Community takes up watch

CNJ staff photo: Robin Fornoff Linda Whitaker with one of the neighborhood watch signs still waiting to be posted. The neighborhood watch group boasts 83 active volunteers and police say they are making a difference.

Robin Fornoff

If neighbors didn’t know neighbors before this neighborhood watch got started, they do now.

“It’s really impressive to see that many people jump in,” police Community Relations Officer Daron Roach said Monday. “If we could get the rest of the city to follow suit, that would really be neat.”

This all started about six weeks ago with concern over a series of vehicle and home burglaries in the Forest and Juniper communities. It is south of Brady bordered by June Street to Kimberly and Prince to Main.

“We’re just trying to take back our neighborhood,” said Linda Whitaker, 67, one of the organizers of the neighborhood watch. “In order to do that, we have to band together.”

Whitaker has lived in the neighborhood 37 years and the response, while overwhelming, doesn’t surprise her.

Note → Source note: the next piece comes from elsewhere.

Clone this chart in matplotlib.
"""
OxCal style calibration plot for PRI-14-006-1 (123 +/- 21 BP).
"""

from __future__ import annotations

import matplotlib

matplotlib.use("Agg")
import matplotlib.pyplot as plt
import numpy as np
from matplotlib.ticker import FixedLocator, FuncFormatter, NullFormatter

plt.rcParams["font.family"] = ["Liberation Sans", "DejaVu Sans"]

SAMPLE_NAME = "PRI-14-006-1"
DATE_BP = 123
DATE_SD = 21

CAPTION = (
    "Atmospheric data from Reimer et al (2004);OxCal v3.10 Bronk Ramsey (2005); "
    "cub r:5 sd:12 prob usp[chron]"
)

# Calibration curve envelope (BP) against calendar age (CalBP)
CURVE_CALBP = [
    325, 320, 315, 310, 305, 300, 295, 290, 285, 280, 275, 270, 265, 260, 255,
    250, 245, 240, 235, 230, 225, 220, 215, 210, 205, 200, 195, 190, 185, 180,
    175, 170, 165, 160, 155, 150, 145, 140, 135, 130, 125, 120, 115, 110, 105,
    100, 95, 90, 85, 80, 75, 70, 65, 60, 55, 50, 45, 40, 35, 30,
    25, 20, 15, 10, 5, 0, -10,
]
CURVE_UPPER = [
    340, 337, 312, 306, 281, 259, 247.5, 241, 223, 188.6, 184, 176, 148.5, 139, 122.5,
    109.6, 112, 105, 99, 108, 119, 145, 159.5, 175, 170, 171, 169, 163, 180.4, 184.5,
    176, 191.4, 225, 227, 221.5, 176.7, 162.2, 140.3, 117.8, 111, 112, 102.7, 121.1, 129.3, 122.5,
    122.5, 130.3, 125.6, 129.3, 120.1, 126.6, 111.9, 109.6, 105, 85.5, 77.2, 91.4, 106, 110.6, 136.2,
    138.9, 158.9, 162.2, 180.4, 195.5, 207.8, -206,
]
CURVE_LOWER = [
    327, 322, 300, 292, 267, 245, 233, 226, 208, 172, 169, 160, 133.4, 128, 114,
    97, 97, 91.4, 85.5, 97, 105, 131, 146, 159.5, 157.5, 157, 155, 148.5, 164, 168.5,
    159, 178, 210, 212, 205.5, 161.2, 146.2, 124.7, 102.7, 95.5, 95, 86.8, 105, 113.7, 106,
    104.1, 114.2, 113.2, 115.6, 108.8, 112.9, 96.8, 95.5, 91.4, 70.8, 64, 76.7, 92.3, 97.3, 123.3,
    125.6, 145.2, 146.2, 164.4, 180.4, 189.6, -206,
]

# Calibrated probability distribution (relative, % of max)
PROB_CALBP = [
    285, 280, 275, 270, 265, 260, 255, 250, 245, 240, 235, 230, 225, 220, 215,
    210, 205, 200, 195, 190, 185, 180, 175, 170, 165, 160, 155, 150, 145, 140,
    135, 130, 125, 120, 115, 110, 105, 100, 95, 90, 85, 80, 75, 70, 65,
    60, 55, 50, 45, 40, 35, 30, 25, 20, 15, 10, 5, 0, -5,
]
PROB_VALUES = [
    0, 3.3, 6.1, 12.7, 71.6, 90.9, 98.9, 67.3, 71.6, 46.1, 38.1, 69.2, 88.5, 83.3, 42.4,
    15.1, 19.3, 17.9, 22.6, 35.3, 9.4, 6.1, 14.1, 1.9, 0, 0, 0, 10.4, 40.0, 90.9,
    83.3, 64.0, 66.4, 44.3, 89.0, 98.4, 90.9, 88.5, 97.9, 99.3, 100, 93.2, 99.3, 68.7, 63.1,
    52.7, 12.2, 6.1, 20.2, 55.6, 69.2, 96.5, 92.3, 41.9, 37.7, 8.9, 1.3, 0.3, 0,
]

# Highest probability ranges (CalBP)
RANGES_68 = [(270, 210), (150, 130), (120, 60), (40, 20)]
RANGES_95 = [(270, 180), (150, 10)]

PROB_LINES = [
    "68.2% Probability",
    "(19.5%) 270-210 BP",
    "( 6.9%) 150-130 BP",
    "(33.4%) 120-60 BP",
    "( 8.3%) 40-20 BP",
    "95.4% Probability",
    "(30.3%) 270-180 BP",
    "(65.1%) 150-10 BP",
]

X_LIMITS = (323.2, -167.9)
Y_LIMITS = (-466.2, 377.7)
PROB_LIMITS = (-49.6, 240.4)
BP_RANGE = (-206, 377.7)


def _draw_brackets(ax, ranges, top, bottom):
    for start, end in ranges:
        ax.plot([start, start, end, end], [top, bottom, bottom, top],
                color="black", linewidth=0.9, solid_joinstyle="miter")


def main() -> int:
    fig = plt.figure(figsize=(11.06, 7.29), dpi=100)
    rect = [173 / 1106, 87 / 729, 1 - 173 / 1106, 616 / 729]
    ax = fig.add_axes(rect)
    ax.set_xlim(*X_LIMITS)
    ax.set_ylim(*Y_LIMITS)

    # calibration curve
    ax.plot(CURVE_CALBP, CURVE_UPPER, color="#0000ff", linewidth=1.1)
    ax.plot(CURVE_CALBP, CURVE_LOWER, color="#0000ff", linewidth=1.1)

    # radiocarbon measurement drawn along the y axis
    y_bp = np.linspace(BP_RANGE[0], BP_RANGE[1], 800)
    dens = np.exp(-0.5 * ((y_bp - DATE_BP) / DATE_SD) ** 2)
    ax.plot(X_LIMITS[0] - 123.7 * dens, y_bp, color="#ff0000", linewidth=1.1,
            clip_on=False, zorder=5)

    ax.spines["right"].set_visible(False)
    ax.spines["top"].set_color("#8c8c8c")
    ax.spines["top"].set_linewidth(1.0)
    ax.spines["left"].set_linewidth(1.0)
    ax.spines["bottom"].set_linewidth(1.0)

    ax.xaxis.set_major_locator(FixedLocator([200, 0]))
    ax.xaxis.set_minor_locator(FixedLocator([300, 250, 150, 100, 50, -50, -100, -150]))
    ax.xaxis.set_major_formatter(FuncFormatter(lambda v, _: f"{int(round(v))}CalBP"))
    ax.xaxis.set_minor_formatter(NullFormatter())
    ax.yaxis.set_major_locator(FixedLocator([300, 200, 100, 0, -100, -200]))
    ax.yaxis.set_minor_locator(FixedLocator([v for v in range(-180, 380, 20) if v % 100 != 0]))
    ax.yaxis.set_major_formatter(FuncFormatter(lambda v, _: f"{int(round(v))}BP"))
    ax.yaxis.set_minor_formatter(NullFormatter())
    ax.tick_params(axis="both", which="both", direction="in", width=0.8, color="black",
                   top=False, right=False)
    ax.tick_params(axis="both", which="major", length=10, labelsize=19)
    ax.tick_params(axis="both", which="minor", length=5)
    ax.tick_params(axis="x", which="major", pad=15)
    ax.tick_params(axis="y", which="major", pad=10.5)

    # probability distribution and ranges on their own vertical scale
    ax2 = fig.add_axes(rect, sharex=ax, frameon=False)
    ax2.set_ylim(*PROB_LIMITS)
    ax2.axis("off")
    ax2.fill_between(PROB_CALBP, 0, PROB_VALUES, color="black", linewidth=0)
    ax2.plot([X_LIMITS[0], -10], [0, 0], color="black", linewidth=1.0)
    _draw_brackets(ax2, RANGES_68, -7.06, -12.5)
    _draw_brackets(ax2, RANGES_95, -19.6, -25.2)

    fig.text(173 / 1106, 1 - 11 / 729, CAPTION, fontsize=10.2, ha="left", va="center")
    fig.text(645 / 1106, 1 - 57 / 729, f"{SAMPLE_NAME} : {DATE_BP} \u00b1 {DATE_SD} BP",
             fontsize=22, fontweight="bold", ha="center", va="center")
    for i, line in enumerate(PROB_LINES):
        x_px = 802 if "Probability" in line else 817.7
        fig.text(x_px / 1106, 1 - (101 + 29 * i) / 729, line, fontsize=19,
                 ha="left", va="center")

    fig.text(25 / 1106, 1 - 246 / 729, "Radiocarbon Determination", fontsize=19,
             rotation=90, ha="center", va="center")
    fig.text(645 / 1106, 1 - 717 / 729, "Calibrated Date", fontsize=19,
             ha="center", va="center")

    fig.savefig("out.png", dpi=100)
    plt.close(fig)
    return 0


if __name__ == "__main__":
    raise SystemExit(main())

It’s that kind of neighborhood, she said, a place of morning coffee shared next door, summer block parties and younger homeowners pitching in to help older ones mow a lawn or paint house trim.

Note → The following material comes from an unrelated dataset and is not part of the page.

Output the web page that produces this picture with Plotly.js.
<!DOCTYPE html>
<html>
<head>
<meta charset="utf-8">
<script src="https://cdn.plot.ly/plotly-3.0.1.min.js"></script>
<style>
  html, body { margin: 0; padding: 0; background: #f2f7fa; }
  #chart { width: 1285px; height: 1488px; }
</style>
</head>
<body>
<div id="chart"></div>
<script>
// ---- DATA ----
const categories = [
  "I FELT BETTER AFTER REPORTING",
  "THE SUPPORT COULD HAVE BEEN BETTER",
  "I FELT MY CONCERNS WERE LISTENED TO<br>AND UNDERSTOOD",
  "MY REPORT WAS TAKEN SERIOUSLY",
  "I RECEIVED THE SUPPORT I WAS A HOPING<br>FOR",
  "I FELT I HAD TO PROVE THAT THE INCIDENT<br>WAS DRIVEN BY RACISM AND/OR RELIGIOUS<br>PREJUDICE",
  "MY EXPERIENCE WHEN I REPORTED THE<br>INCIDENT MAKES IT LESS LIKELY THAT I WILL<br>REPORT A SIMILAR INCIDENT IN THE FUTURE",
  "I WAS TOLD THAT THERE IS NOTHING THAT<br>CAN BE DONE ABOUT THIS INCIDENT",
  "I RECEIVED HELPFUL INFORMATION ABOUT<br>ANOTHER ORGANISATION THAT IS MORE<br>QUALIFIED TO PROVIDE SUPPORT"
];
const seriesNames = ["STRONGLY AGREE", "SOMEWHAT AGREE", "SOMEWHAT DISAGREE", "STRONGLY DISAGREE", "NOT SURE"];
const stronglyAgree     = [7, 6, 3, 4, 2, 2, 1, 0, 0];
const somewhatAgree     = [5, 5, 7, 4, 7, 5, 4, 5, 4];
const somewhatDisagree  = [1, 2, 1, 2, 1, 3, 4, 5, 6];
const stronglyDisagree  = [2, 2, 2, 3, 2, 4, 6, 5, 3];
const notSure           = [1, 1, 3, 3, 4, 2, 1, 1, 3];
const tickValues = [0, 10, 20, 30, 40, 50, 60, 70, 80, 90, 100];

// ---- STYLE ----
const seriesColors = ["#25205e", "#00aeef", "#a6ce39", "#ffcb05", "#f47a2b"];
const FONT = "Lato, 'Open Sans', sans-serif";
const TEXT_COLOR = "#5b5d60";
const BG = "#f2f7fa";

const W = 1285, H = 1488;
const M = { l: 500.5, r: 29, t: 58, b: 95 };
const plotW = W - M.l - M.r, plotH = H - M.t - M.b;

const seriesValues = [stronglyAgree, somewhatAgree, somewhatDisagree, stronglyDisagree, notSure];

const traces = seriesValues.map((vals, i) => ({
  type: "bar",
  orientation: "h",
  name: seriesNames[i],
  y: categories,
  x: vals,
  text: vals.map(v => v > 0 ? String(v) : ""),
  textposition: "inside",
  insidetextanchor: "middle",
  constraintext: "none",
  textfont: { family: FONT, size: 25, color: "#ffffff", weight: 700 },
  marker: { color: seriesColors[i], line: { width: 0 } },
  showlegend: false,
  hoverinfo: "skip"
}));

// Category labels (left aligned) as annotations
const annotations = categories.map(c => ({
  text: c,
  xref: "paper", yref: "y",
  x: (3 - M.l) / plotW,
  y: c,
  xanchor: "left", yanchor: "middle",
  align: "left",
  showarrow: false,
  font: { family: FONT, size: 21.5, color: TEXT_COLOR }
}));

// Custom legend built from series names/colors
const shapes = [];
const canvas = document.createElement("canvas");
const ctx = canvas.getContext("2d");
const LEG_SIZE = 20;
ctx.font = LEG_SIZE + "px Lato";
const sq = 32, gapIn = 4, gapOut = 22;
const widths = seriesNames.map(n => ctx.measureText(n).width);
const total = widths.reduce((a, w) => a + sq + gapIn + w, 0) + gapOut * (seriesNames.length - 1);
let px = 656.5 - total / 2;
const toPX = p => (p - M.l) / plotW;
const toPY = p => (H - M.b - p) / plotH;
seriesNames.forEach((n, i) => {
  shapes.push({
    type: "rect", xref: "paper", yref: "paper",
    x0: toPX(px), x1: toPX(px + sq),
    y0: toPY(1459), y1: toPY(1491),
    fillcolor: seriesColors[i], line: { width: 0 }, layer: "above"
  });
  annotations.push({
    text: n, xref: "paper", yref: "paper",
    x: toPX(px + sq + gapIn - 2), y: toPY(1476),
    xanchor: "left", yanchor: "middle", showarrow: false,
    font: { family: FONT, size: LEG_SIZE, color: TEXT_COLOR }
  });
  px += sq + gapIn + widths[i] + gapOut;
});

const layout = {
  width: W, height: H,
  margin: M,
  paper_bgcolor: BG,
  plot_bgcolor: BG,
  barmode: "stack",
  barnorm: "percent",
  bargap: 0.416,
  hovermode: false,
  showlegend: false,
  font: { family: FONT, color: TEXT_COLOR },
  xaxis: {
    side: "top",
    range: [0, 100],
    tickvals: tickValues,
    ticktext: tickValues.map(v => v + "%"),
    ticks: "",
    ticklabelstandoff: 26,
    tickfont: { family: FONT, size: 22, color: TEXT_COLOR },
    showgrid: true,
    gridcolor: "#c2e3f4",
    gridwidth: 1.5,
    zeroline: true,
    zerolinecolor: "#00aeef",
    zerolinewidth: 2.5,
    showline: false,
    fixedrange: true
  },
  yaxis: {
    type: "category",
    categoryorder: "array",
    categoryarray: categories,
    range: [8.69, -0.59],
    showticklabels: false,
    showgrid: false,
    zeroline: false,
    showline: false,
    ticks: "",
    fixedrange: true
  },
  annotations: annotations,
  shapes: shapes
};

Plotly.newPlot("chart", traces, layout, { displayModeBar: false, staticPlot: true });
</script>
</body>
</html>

“If someone is facing a personal tragedy,” said Whitaker, “say a death in the family or something like that, we take up a collection. We’re always there for each other.”

Police help neighborhood watches get started by offering advice and guidelines, Roach said. But all of the work is done by volunteers. Often when homeowners learn they have to do all the work, enthusiasm fades, according to Roach.

This group had so many volunteers, Roach said, they had to break down into 11 teams. Roach said members of those teams have assembled lists of telephone numbers and email addresses for most of the residents in each of their zones.

They also went door-to-door collecting money to purchase neighborhood watch signs. The signs warn would-be criminals that neighbors are watching and will report any suspicious activity to police.

The signs haven’t been placed yet because the group ran out of money to purchase posts. But just word-of-mouth about them appears to be making a difference.

Roach said calls to police are up 10 percent from one area of the neighborhood and officers have said they are not seeing or taking as many reports of crime in Forest or Juniper.

“I think we’re making a difference,” Whitaker said. “We’ll see.”